To give effect to these opinions, they limited the Braddon clause to "a period of ten years after the establishment of the Commonwealth, and thereafter until the Parliament otherwise provides ;" and added a new clause (sec. 96) empowering the Parliament, during the same period, to grant financial assistance to any State.

THE FEDERAL CAPITAL.-With regard to the Federal Capital, the Conference reported thus:

"It is considered that the fixing of the site of the capital is a question which might well be left to the Parliament to decide; but in view of the strong expression of opinion in relation to this matter in New South Wales, the Premiers have modified the clause, so that while the capital cannot be fixed at Sydney, or in its neighbourhood, provision is made in the Constitution for its establishment in New South Wales at a reasonable distance from that city."

Accordingly the request of New South Wales, that the capital should be in that colony, was granted; but with two conditions which Victoria insisted upon : (1) that it should not be within 100 miles of Sydney; (2) that the Parliament should sit at Melbourne until it met. at the seat of Government.

BOUNDARIES OF STATES.-The protection asked for by New South Wales against the alteration of the boundaries of any State without its consent was given, by requiring that any law or constitutional amendment to that effect should be submitted to the electors of the State affected, and should require the assent of a majority of those voting.

ALTERATION OF THE CONSTITUTION.-With regard to the suggested amendments in the mode of altering the Constitution, the Premiers reported as follows:

"The Premiers agree that, where there is a difference of opinion between the two Houses as to whether the people should have the opportunity of deciding if any alteration should be made in the provisions of the Constitution, one House should not have the power to prevent the question being decided by the people. They have therefore endeavoured to provide a means whereby, after full discussion and reasonable delay, the matter may be referred from either House to the electors. The Premiers are unable to agree that the decision should rest on the result of a National Referendum, it being considered of vital importance that any alteration in the Constitution which the States have agreed to accept should only be made if a majority of the electors of the Commonwealth and also a majority of the electors in a majority of the States determine that it is proper to make such alteration."

Accordingly the provision was inserted which enables a proposed law for the alteration of the Constitution, if twice passed by either House of the Federal Parliament, to be submitted to a Referendum notwithstanding the dissent of the other House.

OTHER SUGGESTIONS.-As to Rivers, Money Bills, and Judicial Appeals, the Premiers after fully considering the proposals of New South Wales did not find it practicable to recommend any alteration of the Bill; whilst they did not regard as desirable the proposed increase in the number of Senators. But in addition to the amendments made at the instance of New South Wales, one was agreed to at the instance of Queensland.
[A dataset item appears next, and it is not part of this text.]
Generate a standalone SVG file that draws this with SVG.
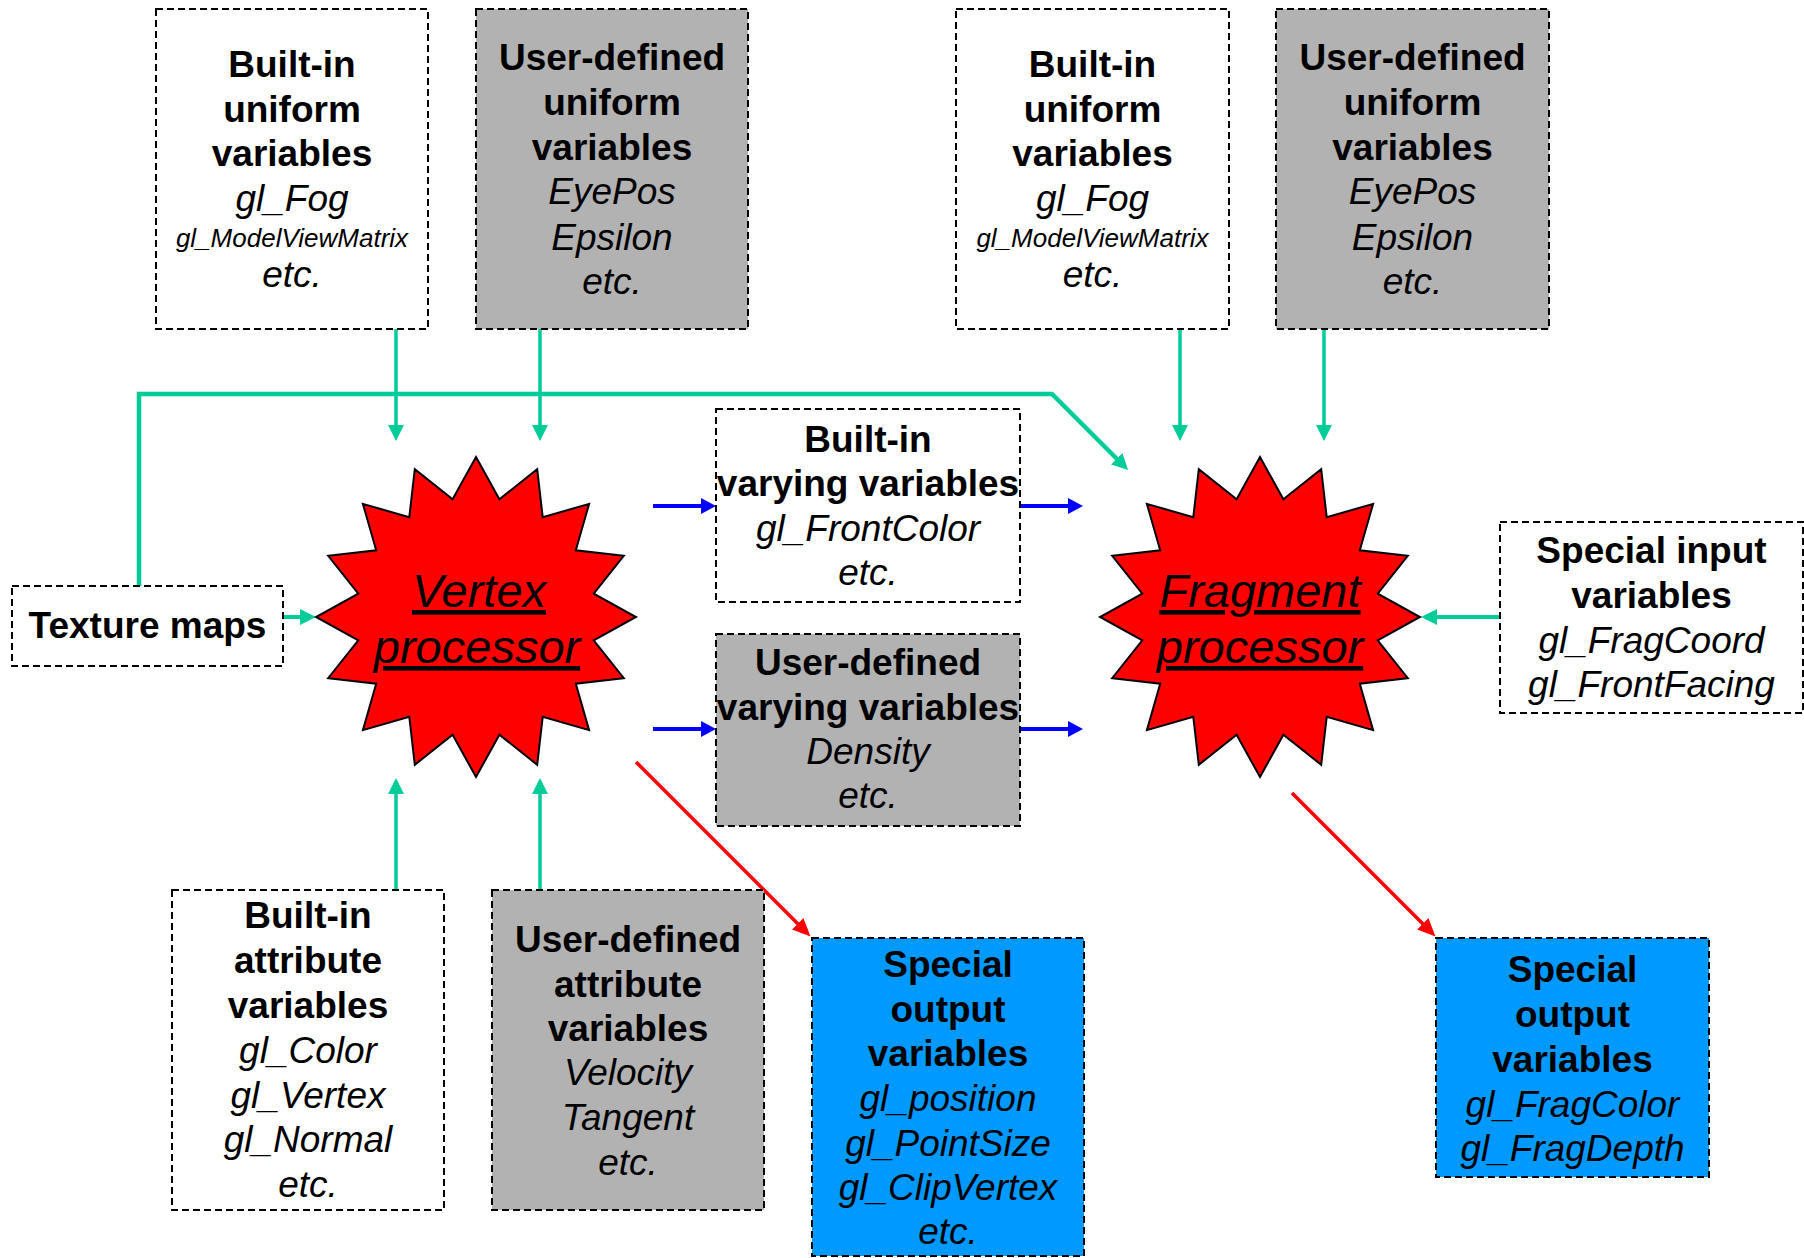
<svg xmlns="http://www.w3.org/2000/svg" width="1804" height="1258" viewBox="0 0 1804 1258">
<style>
.box{stroke:#000;stroke-width:2;stroke-dasharray:7 4}
.w{fill:#fff}.g{fill:#b2b2b2}.b{fill:#0099ff}
.t{font-family:"Liberation Sans",Arial,sans-serif;text-anchor:middle;fill:#000}
.hb{font-weight:bold;font-size:37px}
.it{font-style:italic;font-size:37px}
.sm{font-style:italic;font-size:26px}
.proc{font-style:italic;font-size:47px;text-decoration:underline}
.star{fill:#ff0000;stroke:#000;stroke-width:2}
.gr{stroke:#00cc99;fill:none}
.bl{stroke:#0000ff;stroke-width:4;fill:none}
.rd{stroke:#ff0000;stroke-width:3.5;fill:none}
</style>
<defs>
<path id="starShape" d="M0,-160 L23.4,-117.7 L61.2,-147.8 L66.7,-99.8 L113.1,-113.1 L99.8,-66.7 L147.8,-61.2 L117.7,-23.4 L160,0 L117.7,23.4 L147.8,61.2 L99.8,66.7 L113.1,113.1 L66.7,99.8 L61.2,147.8 L23.4,117.7 L0,160 L-23.4,117.7 L-61.2,147.8 L-66.7,99.8 L-113.1,113.1 L-99.8,66.7 L-147.8,61.2 L-117.7,23.4 L-160,0 L-117.7,-23.4 L-147.8,-61.2 L-99.8,-66.7 L-113.1,-113.1 L-66.7,-99.8 L-61.2,-147.8 L-23.4,-117.7 Z"/>
<marker id="ag" markerUnits="userSpaceOnUse" markerWidth="16" markerHeight="16" refX="6" refY="8" orient="auto"><path d="M0,0 L16,8 L0,16 Z" fill="#00cc99"/></marker>
<marker id="ab" markerUnits="userSpaceOnUse" markerWidth="15" markerHeight="16" refX="5" refY="8" orient="auto"><path d="M0,0 L15,8 L0,16 Z" fill="#0000ff"/></marker>
<marker id="ar" markerUnits="userSpaceOnUse" markerWidth="18" markerHeight="16" refX="6" refY="8" orient="auto"><path d="M0,0 L18,8 L0,16 Z" fill="#ff0000"/></marker>
</defs>

<g id="connectors">
<path class="gr" stroke-width="4.5" d="M139,586 L139,394 L1052,394 L1121,463" marker-end="url(#ag)"/>
<line class="gr" stroke-width="3.5" x1="396" y1="329" x2="396" y2="431" marker-end="url(#ag)"/>
<line class="gr" stroke-width="3.5" x1="540" y1="329" x2="540" y2="431" marker-end="url(#ag)"/>
<line class="gr" stroke-width="3.5" x1="1180" y1="329" x2="1180" y2="431" marker-end="url(#ag)"/>
<line class="gr" stroke-width="3.5" x1="1324" y1="329" x2="1324" y2="431" marker-end="url(#ag)"/>
<line class="gr" stroke-width="4" x1="283" y1="617" x2="306" y2="617" marker-end="url(#ag)"/>
<line class="gr" stroke-width="4" x1="1500" y1="617" x2="1431" y2="617" marker-end="url(#ag)"/>
<line class="gr" stroke-width="3.5" x1="396" y1="890" x2="396" y2="788" marker-end="url(#ag)"/>
<line class="gr" stroke-width="3.5" x1="540" y1="890" x2="540" y2="788" marker-end="url(#ag)"/>
<line class="bl" x1="653" y1="506" x2="706" y2="506" marker-end="url(#ab)"/>
<line class="bl" x1="1020" y1="506" x2="1073" y2="506" marker-end="url(#ab)"/>
<line class="bl" x1="653" y1="729" x2="706" y2="729" marker-end="url(#ab)"/>
<line class="bl" x1="1020" y1="729" x2="1073" y2="729" marker-end="url(#ab)"/>
<line class="rd" x1="636" y1="762" x2="802" y2="928" marker-end="url(#ar)"/>
<line class="rd" x1="1292" y1="793" x2="1427" y2="928" marker-end="url(#ar)"/>
</g>

<g id="builtin-uniform-v">
<rect class="box w" x="156" y="9" width="272" height="320"/>
<text class="t hb" x="292" y="77">Built-in</text>
<text class="t hb" x="292" y="122">uniform</text>
<text class="t hb" x="292" y="166">variables</text>
<text class="t it" x="292" y="211">gl_Fog</text>
<text class="t sm" x="292" y="247">gl_ModelViewMatrix</text>
<text class="t it" x="292" y="287">etc.</text>
</g>

<g id="user-uniform-v">
<rect class="box g" x="476" y="9" width="272" height="320"/>
<text class="t hb" x="612" y="70">User-defined</text>
<text class="t hb" x="612" y="115">uniform</text>
<text class="t hb" x="612" y="160">variables</text>
<text class="t it" x="612" y="204">EyePos</text>
<text class="t it" x="612" y="250">Epsilon</text>
<text class="t it" x="612" y="294">etc.</text>
</g>

<g id="builtin-uniform-f">
<rect class="box w" x="956" y="9" width="273" height="320"/>
<text class="t hb" x="1092.5" y="77">Built-in</text>
<text class="t hb" x="1092.5" y="122">uniform</text>
<text class="t hb" x="1092.5" y="166">variables</text>
<text class="t it" x="1092.5" y="211">gl_Fog</text>
<text class="t sm" x="1092.5" y="247">gl_ModelViewMatrix</text>
<text class="t it" x="1092.5" y="287">etc.</text>
</g>

<g id="user-uniform-f">
<rect class="box g" x="1276" y="9" width="273" height="320"/>
<text class="t hb" x="1412.5" y="70">User-defined</text>
<text class="t hb" x="1412.5" y="115">uniform</text>
<text class="t hb" x="1412.5" y="160">variables</text>
<text class="t it" x="1412.5" y="204">EyePos</text>
<text class="t it" x="1412.5" y="250">Epsilon</text>
<text class="t it" x="1412.5" y="294">etc.</text>
</g>

<g id="texture-maps">
<rect class="box w" x="12" y="586" width="271" height="80"/>
<text class="t hb" x="147.5" y="638">Texture maps</text>
</g>

<g id="vertex-processor">
<use href="#starShape" class="star" transform="translate(476,617)"/>
<text class="t proc" x="479" y="607">Vertex</text>
<text class="t proc" x="477" y="663">processor</text>
</g>

<g id="fragment-processor">
<use href="#starShape" class="star" transform="translate(1260,617)"/>
<text class="t proc" x="1260" y="607">Fragment</text>
<text class="t proc" x="1260" y="663">processor</text>
</g>

<g id="builtin-varying">
<rect class="box w" x="716" y="409" width="304" height="193"/>
<text class="t hb" x="868" y="452">Built-in</text>
<text class="t hb" x="868" y="496">varying variables</text>
<text class="t it" x="868" y="541">gl_FrontColor</text>
<text class="t it" x="868" y="585">etc.</text>
</g>

<g id="user-varying">
<rect class="box g" x="716" y="634" width="304" height="192"/>
<text class="t hb" x="868" y="675">User-defined</text>
<text class="t hb" x="868" y="720">varying variables</text>
<text class="t it" x="868" y="764">Density</text>
<text class="t it" x="868" y="808">etc.</text>
</g>

<g id="special-input">
<rect class="box w" x="1500" y="522" width="303" height="191"/>
<text class="t hb" x="1651.5" y="563">Special input</text>
<text class="t hb" x="1651.5" y="608">variables</text>
<text class="t it" x="1651.5" y="653">gl_FragCoord</text>
<text class="t it" x="1651.5" y="697">gl_FrontFacing</text>
</g>

<g id="builtin-attribute">
<rect class="box w" x="172" y="890" width="272" height="320"/>
<text class="t hb" x="308" y="928">Built-in</text>
<text class="t hb" x="308" y="973">attribute</text>
<text class="t hb" x="308" y="1018">variables</text>
<text class="t it" x="308" y="1063">gl_Color</text>
<text class="t it" x="308" y="1108">gl_Vertex</text>
<text class="t it" x="308" y="1152">gl_Normal</text>
<text class="t it" x="308" y="1197">etc.</text>
</g>

<g id="user-attribute">
<rect class="box g" x="492" y="890" width="272" height="320"/>
<text class="t hb" x="628" y="952">User-defined</text>
<text class="t hb" x="628" y="997">attribute</text>
<text class="t hb" x="628" y="1041">variables</text>
<text class="t it" x="628" y="1085">Velocity</text>
<text class="t it" x="628" y="1130">Tangent</text>
<text class="t it" x="628" y="1175">etc.</text>
</g>

<g id="special-output-v">
<rect class="box b" x="812" y="938" width="272" height="318"/>
<text class="t hb" x="948" y="977">Special</text>
<text class="t hb" x="948" y="1022">output</text>
<text class="t hb" x="948" y="1066">variables</text>
<text class="t it" x="948" y="1111">gl_position</text>
<text class="t it" x="948" y="1156">gl_PointSize</text>
<text class="t it" x="948" y="1200">gl_ClipVertex</text>
<text class="t it" x="948" y="1244">etc.</text>
</g>

<g id="special-output-f">
<rect class="box b" x="1436" y="938" width="273" height="239"/>
<text class="t hb" x="1572.5" y="982">Special</text>
<text class="t hb" x="1572.5" y="1027">output</text>
<text class="t hb" x="1572.5" y="1072">variables</text>
<text class="t it" x="1572.5" y="1117">gl_FragColor</text>
<text class="t it" x="1572.5" y="1161">gl_FragDepth</text>
</g>
</svg>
To meet the peculiar conditions of that colony, it was provided that if Queensland joined as an Original State, the Parliament of that State might, pending federal legislation, divide the State into electorates for the purposes of Senate elections.

RESULT OF THE CONFERENCE.-As a result of the Conference, therefore, seven amendments were made in the Bill-six at the instance of New South Wales, and one at the instance of Queensland. The three main requests of New South Wales had each been met by a substantial concession. The abolition of the three-fifths majority was a great extension of the actual, as well as the moral, efficiency of the deadlock clause. The provision as to the capital prevented the possibility of the permanent seat of Government being fixed anywhere but in New South Wales. As to the Braddon clause -the temporary retention of which was a general surprise, for it had few friends-it was certainly a great advantage to diminish its rigidity by placing it, after ten years, at the mercy of the Parliament, and thus obviating the necessity for a constitutional amendment if its removal should prove desirable.